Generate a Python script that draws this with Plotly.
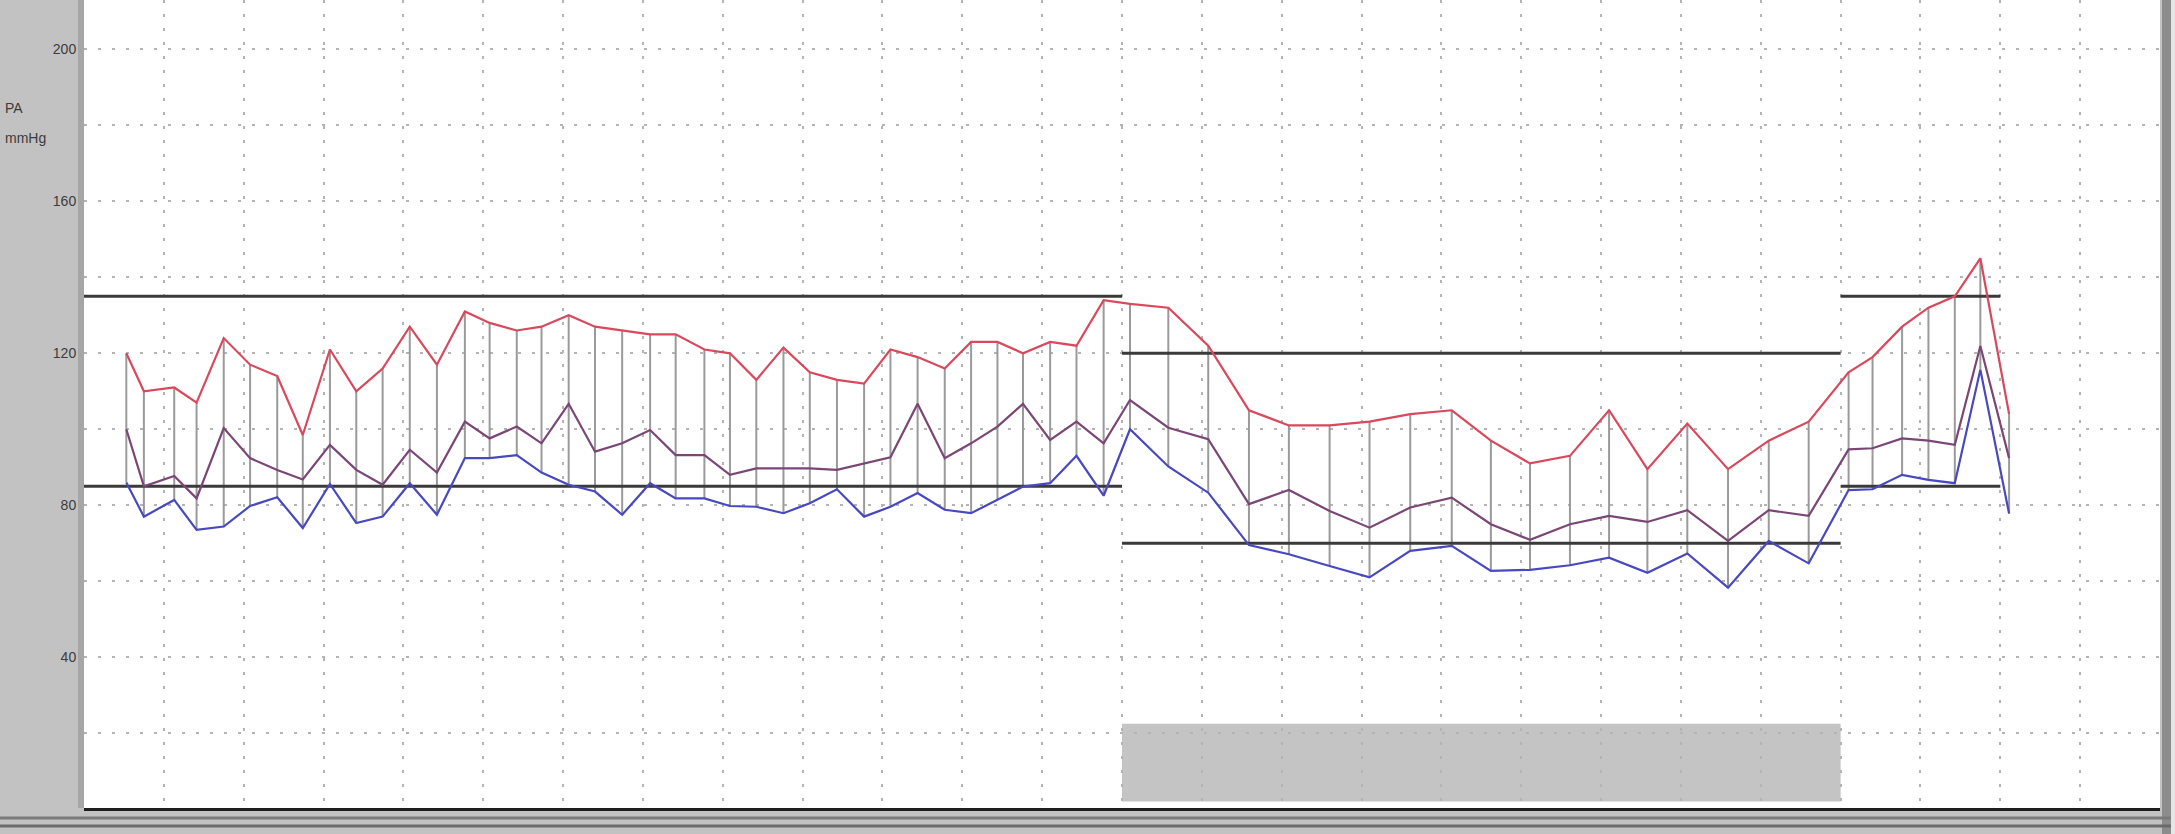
"""MAPA 24h - systolic / mean / diastolic with day/night limits."""

import plotly.graph_objects as go

# reading times (hours from start of record)
hours = [
    0.53, 0.75, 1.13, 1.41, 1.75, 2.08, 2.42, 2.74, 3.08, 3.41,
    3.74, 4.08, 4.42, 4.77, 5.08, 5.42, 5.73, 6.07, 6.40, 6.74,
    7.09, 7.41, 7.77, 8.09, 8.42, 8.76, 9.09, 9.43, 9.77, 10.10,
    10.44, 10.78, 11.11, 11.44, 11.76, 12.10, 12.43, 12.77, 13.10,
    13.58, 14.08, 14.59, 15.09, 15.60, 16.10, 16.61, 17.13, 17.62,
    18.11, 18.61, 19.10, 19.58, 20.08, 20.59, 21.10, 21.60,
    22.10, 22.40, 22.77, 23.10, 23.43, 23.75, 24.11,
]

systolic = [
    120, 110, 111, 107, 124, 117, 114, 98.5, 121, 110,
    116, 127, 117, 131, 128, 126, 127, 130, 127, 126,
    125, 125, 121, 120, 113, 121.5, 115, 113, 112, 121,
    119, 116, 123, 123, 120, 123, 122, 134, 133,
    132, 122, 105, 101, 101, 102, 104, 105, 97,
    91, 93, 105, 89.5, 101.5, 89.5, 97, 102,
    115, 119, 127, 132, 135, 145, 104,
]

mean_pa = [
    100, 85, 87.7, 81.8, 100.3, 92.4, 89.3, 86.8, 95.9, 89.3,
    85.4, 94.6, 88.6, 102, 97.6, 100.7, 96.3, 106.7, 94.1, 96.3,
    99.8, 93.2, 93.2, 88, 89.7, 89.7, 89.7, 89.3, 91, 92.6,
    106.7, 92.4, 96.3, 100.7, 106.7, 97.2, 102, 96.3, 107.7,
    100.4, 97.4, 80.3, 84, 78.5, 74.1, 79.4, 82, 75,
    70.9, 75, 77.2, 75.6, 78.7, 70.6, 78.7, 77.2,
    94.7, 95, 97.6, 97, 95.9, 121.9, 92.4,
]

diastolic = [
    86, 77, 81.4, 73.5, 74.4, 79.8, 82.1, 74, 85.6, 75.3,
    77, 85.8, 77.5, 92.4, 92.4, 93.2, 88.6, 85.4, 83.6, 77.5,
    85.8, 81.8, 81.8, 79.8, 79.6, 77.9, 80.5, 84.2, 77, 79.6,
    83.2, 78.8, 77.9, 81.4, 84.9, 85.8, 93, 82.5, 100,
    90.2, 83.3, 69.5, 67.1, 64, 61, 68, 69.3, 62.7,
    63, 64.2, 66.2, 62.2, 67.3, 58.3, 70.6, 64.7,
    84, 84.2, 88, 86.7, 85.8, 115.7, 77.8,
]

# limit periods: start, end, systolic limit, diastolic limit
limit_start = [0, 13, 22]
limit_end = [13, 22, 24]
limit_sys = [135, 120, 135]
limit_dia = [85, 70, 85]

night_start, night_end = 13, 22
night_band_top = 22.5

y_ticks = [20, 40, 60, 80, 100, 120, 140, 160, 180, 200]
y_labels = ["", "40", "", "80", "", "120", "", "160", "", "200"]

W, H = 2175, 834
ML, MR, MT, MB = 84, 15, 0, 26
PW = W - ML - MR
PH = H - MT - MB

fig = go.Figure()

# vertical bars systolic -> diastolic
bx, by = [], []
for t, s, d in zip(hours, systolic, diastolic):
    bx += [t, t, None]
    by += [s, d, None]
fig.add_trace(go.Scatter(
    x=bx, y=by, mode="lines", line=dict(color="#9a9a9a", width=2),
    hoverinfo="skip",
))

# limit lines
lx, ly = [], []
for a, b, s, d in zip(limit_start, limit_end, limit_sys, limit_dia):
    lx += [a, b, None, a, b, None]
    ly += [s, s, None, d, d, None]
fig.add_trace(go.Scatter(
    x=lx, y=ly, mode="lines", line=dict(color="#3a3a3a", width=3),
    hoverinfo="skip",
))

fig.add_trace(go.Scatter(x=hours, y=diastolic, mode="lines", name="PAD",
                         line=dict(color="#4848c0", width=2.2)))
fig.add_trace(go.Scatter(x=hours, y=mean_pa, mode="lines", name="PAM",
                         line=dict(color="#7a4676", width=2.2)))
fig.add_trace(go.Scatter(x=hours, y=systolic, mode="lines", name="PAS",
                         line=dict(color="#d9485c", width=2.2)))

shapes = [
    # night band
    dict(type="rect", xref="x", yref="y", x0=night_start, x1=night_end,
         y0=2, y1=night_band_top, fillcolor="#c4c4c4", line=dict(width=0),
         layer="below"),
    # left axis strip
    dict(type="rect", xref="paper", yref="paper", x0=-6 / PW, x1=0, y0=0, y1=1,
         fillcolor="#a6a6a6", line=dict(width=0)),
    # right frame strip
    dict(type="rect", xref="paper", yref="paper", x0=1 + 2 / PW, x1=1 + 11 / PW,
         y0=-MB / PH, y1=1, fillcolor="#8c8c8c", line=dict(width=0)),
    dict(type="rect", xref="paper", yref="paper", x0=1 + 11 / PW, x1=1 + MR / PW,
         y0=-MB / PH, y1=1, fillcolor="#e6e6e6", line=dict(width=0)),
    # bottom frame lines
    dict(type="line", xref="paper", yref="paper", x0=-ML / PW, x1=1 + 11 / PW,
         y0=-10 / PH, y1=-10 / PH, line=dict(color="#7a7a7a", width=3)),
    dict(type="line", xref="paper", yref="paper", x0=-ML / PW, x1=1 + 11 / PW,
         y0=-18 / PH, y1=-18 / PH, line=dict(color="#6a6a6a", width=3)),
]

unit_font = dict(size=14, color="#3c3c3c")

fig.update_layout(
    width=W, height=H,
    margin=dict(l=ML, r=MR, t=MT, b=MB),
    paper_bgcolor="#c2c2c2",
    plot_bgcolor="white",
    showlegend=False,
    shapes=shapes,
    font=dict(family="Liberation Sans Narrow, Arial Narrow, Liberation Sans, sans-serif",
              color="#3c3c3c", size=14),
    annotations=[
        dict(text="PA", xref="paper", yref="paper",
             x=-(ML - 3) / PW, y=1 - 108 / PH, xanchor="left", yanchor="middle",
             showarrow=False, font=unit_font),
        dict(text="mmHg", xref="paper", yref="paper",
             x=-(ML - 3) / PW, y=1 - 138 / PH, xanchor="left", yanchor="middle",
             showarrow=False, font=unit_font),
    ],
)

fig.update_xaxes(
    range=[0, 26], dtick=1, tick0=0,
    showgrid=True, gridcolor="#b4b4b4", gridwidth=2, griddash="3px,11px",
    showticklabels=False, ticks="", zeroline=False,
    showline=True, linecolor="#1e1e1e", linewidth=3,
)
fig.update_yaxes(
    range=[0.3, 213],
    tickmode="array", tickvals=y_ticks, ticktext=y_labels,
    ticks="outside", ticklen=4, tickwidth=3, tickcolor="#333333",
    showgrid=True, gridcolor="#b4b4b4", gridwidth=2, griddash="3px,11px",
    zeroline=False, showline=False,
)

fig.write_html(
    "out.html",
    config={"displayModeBar": False},
    post_script="document.body.style.margin='0';document.body.style.overflow='hidden';",
)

• **THE EXERCISE**: Give an exact reproduction of every line, leaving out any picture.

• **SOLUTION FOR THIS EXERCISE**:
Generate a Python script that draws this with Plotly.
"""MAPA 24h - systolic / mean / diastolic with day/night limits."""

import plotly.graph_objects as go

# reading times (hours from start of record)
hours = [
    0.53, 0.75, 1.13, 1.41, 1.75, 2.08, 2.42, 2.74, 3.08, 3.41,
    3.74, 4.08, 4.42, 4.77, 5.08, 5.42, 5.73, 6.07, 6.40, 6.74,
    7.09, 7.41, 7.77, 8.09, 8.42, 8.76, 9.09, 9.43, 9.77, 10.10,
    10.44, 10.78, 11.11, 11.44, 11.76, 12.10, 12.43, 12.77, 13.10,
    13.58, 14.08, 14.59, 15.09, 15.60, 16.10, 16.61, 17.13, 17.62,
    18.11, 18.61, 19.10, 19.58, 20.08, 20.59, 21.10, 21.60,
    22.10, 22.40, 22.77, 23.10, 23.43, 23.75, 24.11,
]

systolic = [
    120, 110, 111, 107, 124, 117, 114, 98.5, 121, 110,
    116, 127, 117, 131, 128, 126, 127, 130, 127, 126,
    125, 125, 121, 120, 113, 121.5, 115, 113, 112, 121,
    119, 116, 123, 123, 120, 123, 122, 134, 133,
    132, 122, 105, 101, 101, 102, 104, 105, 97,
    91, 93, 105, 89.5, 101.5, 89.5, 97, 102,
    115, 119, 127, 132, 135, 145, 104,
]

mean_pa = [
    100, 85, 87.7, 81.8, 100.3, 92.4, 89.3, 86.8, 95.9, 89.3,
    85.4, 94.6, 88.6, 102, 97.6, 100.7, 96.3, 106.7, 94.1, 96.3,
    99.8, 93.2, 93.2, 88, 89.7, 89.7, 89.7, 89.3, 91, 92.6,
    106.7, 92.4, 96.3, 100.7, 106.7, 97.2, 102, 96.3, 107.7,
    100.4, 97.4, 80.3, 84, 78.5, 74.1, 79.4, 82, 75,
    70.9, 75, 77.2, 75.6, 78.7, 70.6, 78.7, 77.2,
    94.7, 95, 97.6, 97, 95.9, 121.9, 92.4,
]

diastolic = [
    86, 77, 81.4, 73.5, 74.4, 79.8, 82.1, 74, 85.6, 75.3,
    77, 85.8, 77.5, 92.4, 92.4, 93.2, 88.6, 85.4, 83.6, 77.5,
    85.8, 81.8, 81.8, 79.8, 79.6, 77.9, 80.5, 84.2, 77, 79.6,
    83.2, 78.8, 77.9, 81.4, 84.9, 85.8, 93, 82.5, 100,
    90.2, 83.3, 69.5, 67.1, 64, 61, 68, 69.3, 62.7,
    63, 64.2, 66.2, 62.2, 67.3, 58.3, 70.6, 64.7,
    84, 84.2, 88, 86.7, 85.8, 115.7, 77.8,
]

# limit periods: start, end, systolic limit, diastolic limit
limit_start = [0, 13, 22]
limit_end = [13, 22, 24]
limit_sys = [135, 120, 135]
limit_dia = [85, 70, 85]

night_start, night_end = 13, 22
night_band_top = 22.5

y_ticks = [20, 40, 60, 80, 100, 120, 140, 160, 180, 200]
y_labels = ["", "40", "", "80", "", "120", "", "160", "", "200"]

W, H = 2175, 834
ML, MR, MT, MB = 84, 15, 0, 26
PW = W - ML - MR
PH = H - MT - MB

fig = go.Figure()

# vertical bars systolic -> diastolic
bx, by = [], []
for t, s, d in zip(hours, systolic, diastolic):
    bx += [t, t, None]
    by += [s, d, None]
fig.add_trace(go.Scatter(
    x=bx, y=by, mode="lines", line=dict(color="#9a9a9a", width=2),
    hoverinfo="skip",
))

# limit lines
lx, ly = [], []
for a, b, s, d in zip(limit_start, limit_end, limit_sys, limit_dia):
    lx += [a, b, None, a, b, None]
    ly += [s, s, None, d, d, None]
fig.add_trace(go.Scatter(
    x=lx, y=ly, mode="lines", line=dict(color="#3a3a3a", width=3),
    hoverinfo="skip",
))

fig.add_trace(go.Scatter(x=hours, y=diastolic, mode="lines", name="PAD",
                         line=dict(color="#4848c0", width=2.2)))
fig.add_trace(go.Scatter(x=hours, y=mean_pa, mode="lines", name="PAM",
                         line=dict(color="#7a4676", width=2.2)))
fig.add_trace(go.Scatter(x=hours, y=systolic, mode="lines", name="PAS",
                         line=dict(color="#d9485c", width=2.2)))

shapes = [
    # night band
    dict(type="rect", xref="x", yref="y", x0=night_start, x1=night_end,
         y0=2, y1=night_band_top, fillcolor="#c4c4c4", line=dict(width=0),
         layer="below"),
    # left axis strip
    dict(type="rect", xref="paper", yref="paper", x0=-6 / PW, x1=0, y0=0, y1=1,
         fillcolor="#a6a6a6", line=dict(width=0)),
    # right frame strip
    dict(type="rect", xref="paper", yref="paper", x0=1 + 2 / PW, x1=1 + 11 / PW,
         y0=-MB / PH, y1=1, fillcolor="#8c8c8c", line=dict(width=0)),
    dict(type="rect", xref="paper", yref="paper", x0=1 + 11 / PW, x1=1 + MR / PW,
         y0=-MB / PH, y1=1, fillcolor="#e6e6e6", line=dict(width=0)),
    # bottom frame lines
    dict(type="line", xref="paper", yref="paper", x0=-ML / PW, x1=1 + 11 / PW,
         y0=-10 / PH, y1=-10 / PH, line=dict(color="#7a7a7a", width=3)),
    dict(type="line", xref="paper", yref="paper", x0=-ML / PW, x1=1 + 11 / PW,
         y0=-18 / PH, y1=-18 / PH, line=dict(color="#6a6a6a", width=3)),
]

unit_font = dict(size=14, color="#3c3c3c")

fig.update_layout(
    width=W, height=H,
    margin=dict(l=ML, r=MR, t=MT, b=MB),
    paper_bgcolor="#c2c2c2",
    plot_bgcolor="white",
    showlegend=False,
    shapes=shapes,
    font=dict(family="Liberation Sans Narrow, Arial Narrow, Liberation Sans, sans-serif",
              color="#3c3c3c", size=14),
    annotations=[
        dict(text="PA", xref="paper", yref="paper",
             x=-(ML - 3) / PW, y=1 - 108 / PH, xanchor="left", yanchor="middle",
             showarrow=False, font=unit_font),
        dict(text="mmHg", xref="paper", yref="paper",
             x=-(ML - 3) / PW, y=1 - 138 / PH, xanchor="left", yanchor="middle",
             showarrow=False, font=unit_font),
    ],
)

fig.update_xaxes(
    range=[0, 26], dtick=1, tick0=0,
    showgrid=True, gridcolor="#b4b4b4", gridwidth=2, griddash="3px,11px",
    showticklabels=False, ticks="", zeroline=False,
    showline=True, linecolor="#1e1e1e", linewidth=3,
)
fig.update_yaxes(
    range=[0.3, 213],
    tickmode="array", tickvals=y_ticks, ticktext=y_labels,
    ticks="outside", ticklen=4, tickwidth=3, tickcolor="#333333",
    showgrid=True, gridcolor="#b4b4b4", gridwidth=2, griddash="3px,11px",
    zeroline=False, showline=False,
)

fig.write_html(
    "out.html",
    config={"displayModeBar": False},
    post_script="document.body.style.margin='0';document.body.style.overflow='hidden';",
)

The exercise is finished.